Calibration: There are many systems on the market that provide their own internal calibration. These systems optimize your sound by sending test tones from each speaker to a microphone you set up in the primary listening area of your room. These systems are more expensive and are more common with 7.1 systems.
One of the deciding factors between whether to get a 5.1 or 7.1 system is price. If you’re looking to save money, you can snag a 5.1 surround sound package for a very fair price.
Of course, you get what you pay for, so these systems may not be sufficient for your needs. Top of the line 5.1 sound systems from a top of the line brand like Klipsch can run you over $6,000. This system will promise high definition, theater-quality sound and come with the receiver included.
If you’re planning to go with a 7.1 surround sound system, you can expect to pay at least $500 for a decent system. Obviously, this won’t get you a very good system. For a good 7.1 surround sound system with a receiver (although you don't necessarily need a receiver as you'd know if you've read our guide), you can expect to pay over $1,000 and up to $13,000.
Upgrading from a 5.1 to a 7.1 surround sound system, there is more of a variety of in-wall or in-ceiling speaker systems to choose from. Although these might look better aesthetically, they will likely require a professional to install. Another drawback is that upgrading to a different system means pulling speakers out of the wall/ceiling and patching the hole.
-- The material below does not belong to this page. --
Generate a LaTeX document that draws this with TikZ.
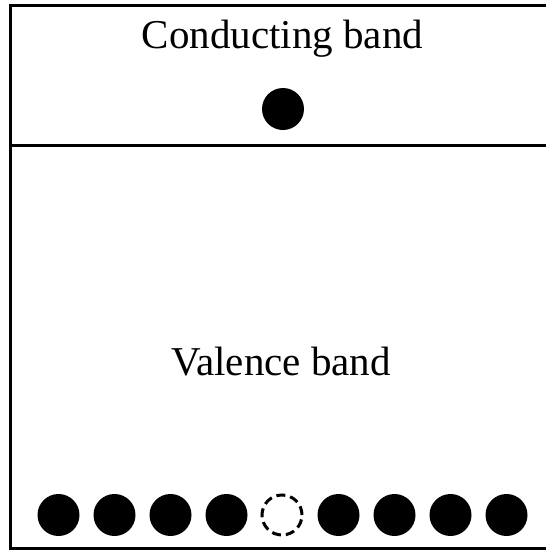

Building the home theater of your dreams can seem daunting, but it doesn’t have to be confusing. To make your hunt easier, consider making a list of must-have features and another list of features that would be nice to have. It’s also a good idea to come up with a budget before you start browsing. Check out our recommended picks for home theater speakers.
The key is to be honest with yourself about your needs. A 7.1 surround sound system might seem like a cool status symbol, but placed in the wrong room, you may ruin the sound. Make sure you keep in mind the features of the space you’re working with to choose the best system for you. With these tips, you will be well on your way to creating your perfect home theater experience.